End of June update:
Today, IWM / Russell 2000 closed at $187.27, the final weekly close in June 2023, and a monthly and quarterly close. IWM closed June 2023 right at its .618 Fib retracement (yellow / gold line)) shown on the primary chart—actually, a few cents (.16) above this level. But IWM closed below its prior swing high from June 14, 2023. This post initially came when IWM traded at $182.09 on the daily / weekly close June 2. Over the next four weeks in June, IWM saw a price range that was fairly narrow: $178.44 to $189.24. So little progress has been made with a lot of ups and downs in between the start and end of June. This is consistent with the choppy, sideways, and range-bound price action that has characterized this small-cap index for 1.5 years.
IWM / Russell 2000 gained about 3.48% in June. While at first glance, this seems impressive, this index remains the laggard among the four US majors. IWM remains below its earlier YTD highs from February 2. In fact, even given the strength this week, it remains below mid-June highs.
Importantly, IWM remains below its all-time high anchored VWAP as well as its February 2, 2023, swing high. But it remains above its 200-day MA. Yet IWM has been chopping both above and below its 200-day MA since November 2022 (8 months ago). This is typical of a sideways, range-bound price dynamic, as argued in the original post.
Little has changed since the start of June 2023 when this post was first published. The long-term 1.5-year trading range has not been altered. It remains unchanged and even untouched for the entire month of June. See the large blue rectangular support and resistance zones portrayed on the primary chart. And the updates this month have tracked failures at key levels within this long-term trending range, and pointed out levels that must be overcome / breached for progress in either direction.
In short, this index’s performance aligned with the sideways / ranging thesis discussed on June 2 above.
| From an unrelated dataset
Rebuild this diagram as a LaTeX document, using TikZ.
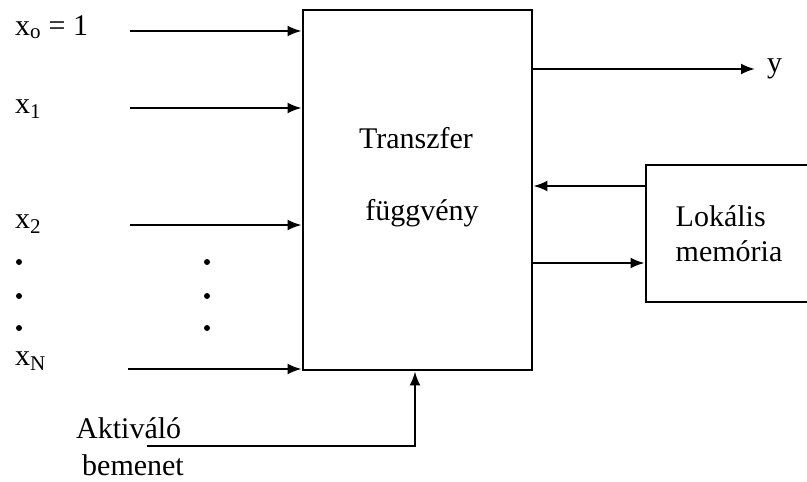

This still remains a problematic breadth / liquidity warning for the long-term view across indices and sectors. Yet trend followers in the SPX and NDX have done well to ignore breadth, liquidity, yield curve inversions, and more—by focusing just on the trend in the strongest areas, they may have caught some big moves. But will they protect those profits in time? Have too many now piled in the last 5% of the moves to make them weak and top heavy? Does IWM play more catch up or does it suggest the party will end? Let me know your thoughts—it’s definitely worth considering even for those who are broad trend followers in the US major indices. If an index more subject to liquidity problems severely lags and goes sideways when other indices rally hard on narrow breadth, is this a canary in the coal mine for what may be coming?